For centuries, the female body was rendered by hands that did not inhabit it. From Renaissance anatomical atlases to the reclining nudes of Western painting, the vulva was either absent — smoothed into abstraction — or defined entirely by a male visual order: compact, symmetrical, pale, and discreet. What that tradition fixed as beauty, medicine gradually codified as norm. What deviated from the norm became, in time, a diagnosis.

Hanne Lamon's Vulva Obscura works against this long erasure. Using a camera obscura and a Polaroid camera as her instruments, Lamon photographed the vulvas of 100 women — intimate, meticulous, and unhurried images that together constitute something the Western image tradition has rarely produced: a portrait of female anatomy made on its own terms.
The camera obscura is not an innocent choice of medium. Its optics are slow, its images formed by light itself rather than by the decisive gesture of the photographer. There is something in that process — the image arriving rather than being taken — that aligns with the project's deeper intention: not to claim or classify, but to witness.
What the photographs reveal is what the essay by Van Bavel, Van Eekert, and Enzlin documents in precise clinical and cultural terms: that the vulva exists in extraordinary diversity, in shape, size, colour, and proportion, and that this diversity is entirely normal. The mons pubis, the inner and outer labia, the clitoral glans, the vaginal opening — structures that medical illustration has long rendered uniform and schematic — appear here in their actual range, unhierarchized, ungoverned by the beauty ideal that has, since at least the Middle Ages, associated a pink, smooth, compact vulva with youth, health, and what was called "true femininity."

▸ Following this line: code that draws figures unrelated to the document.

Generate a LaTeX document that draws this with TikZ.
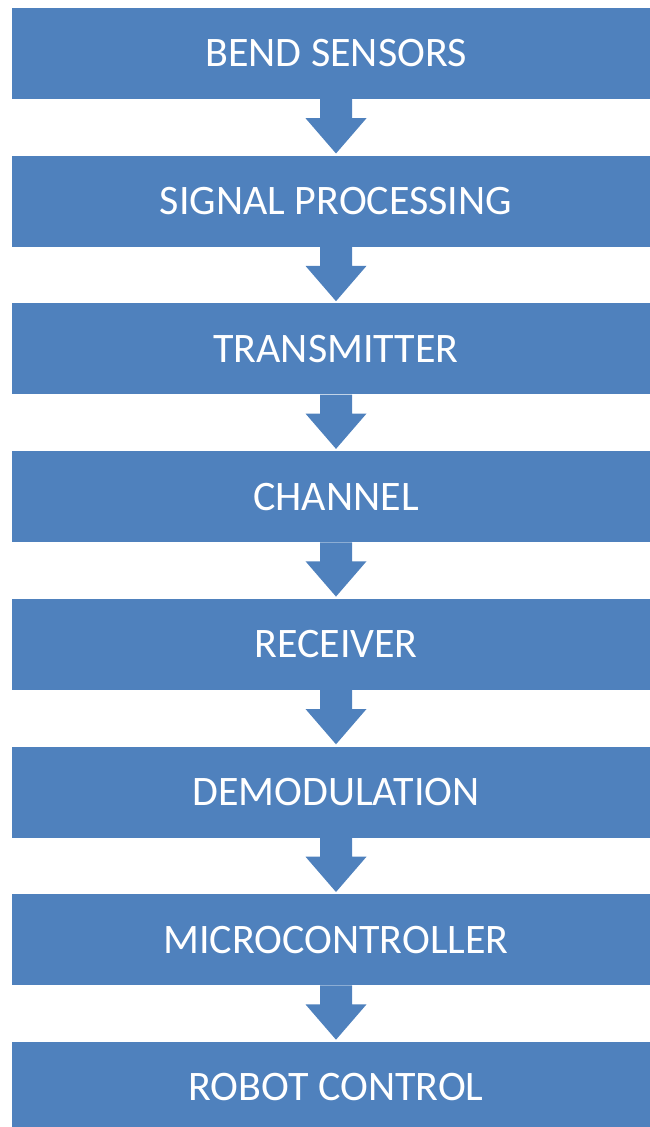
\documentclass[tikz,border=0pt]{standalone}
\usepackage{fontspec}
\setmainfont{Carlito}
\usetikzlibrary{positioning}

\def\boxW{648pt}
\def\boxH{91pt}
\def\boxgap{56.3pt}
\definecolor{stageblue}{RGB}{79,129,189}

\tikzset{
  stagebox/.style={fill=stageblue,text=white,minimum width=\boxW,minimum height=\boxH,
    inner sep=0pt,font=\fontsize{42}{50}\selectfont},
  flowarrow/.style={fill=stageblue}
}

\begin{document}
\begin{tikzpicture}
  \useasboundingbox (0,0) rectangle (649pt,-1127pt);
  \node[stagebox] (b1) at (336pt,-53.5pt) {BEND SENSORS};
  \foreach \lbl [count=\n from 2, evaluate=\n as \p using int(\n-1)] in
      {SIGNAL PROCESSING,TRANSMITTER,CHANNEL,RECEIVER,DEMODULATION,MICROCONTROLLER,ROBOT CONTROL} {
    \node[stagebox,below=\boxgap of b\p] (b\n) {\lbl};
    % block arrow from one stage to the next
    \fill[flowarrow] ([xshift=-16pt]b\p.south) -- ([xshift=16pt]b\p.south) -- ++(0,-19pt)
      -- ++(14.5pt,0) -- ([yshift=2pt]b\n.north) -- ([xshift=-30.5pt,yshift=-19pt]b\p.south)
      -- ++(14.5pt,0) -- cycle;
  }
\end{tikzpicture}
\end{document}
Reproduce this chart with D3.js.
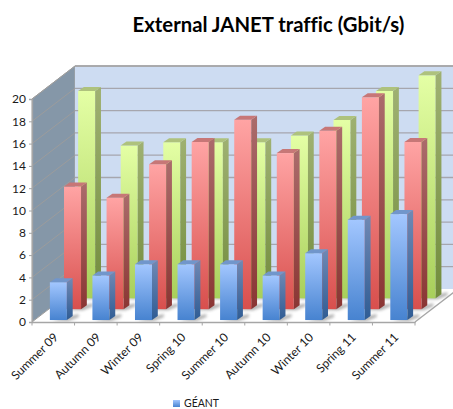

That ideal was never neutral. As the accompanying essay makes clear, it was shaped by sexism, racism, and the long habit of presenting sociocultural preferences as medical fact — a process whose consequences are still measurable today in rising rates of cosmetic labiaplasty, in the continued use of "labial hypertrophy" as a diagnostic category with no stable clinical definition, and in research showing that many Black and Brown women find it easier to look at white vulvas than at their own.

Vulva Obscura enters that context not with argument but with image. Its photographs are both intimate and formally considered — each one a closed world, suffused with the specificity of a single body. Together, they do what representation, when it is honest, has always been capable of: they make visible what was kept from view, and in doing so, quietly shift what it is possible to consider normal, beautiful, or worth looking at.
An essential work for those engaged with gender studies, body politics, and the history of the photographic image — and for anyone who has ever looked at a painting and wondered whose gaze was behind it.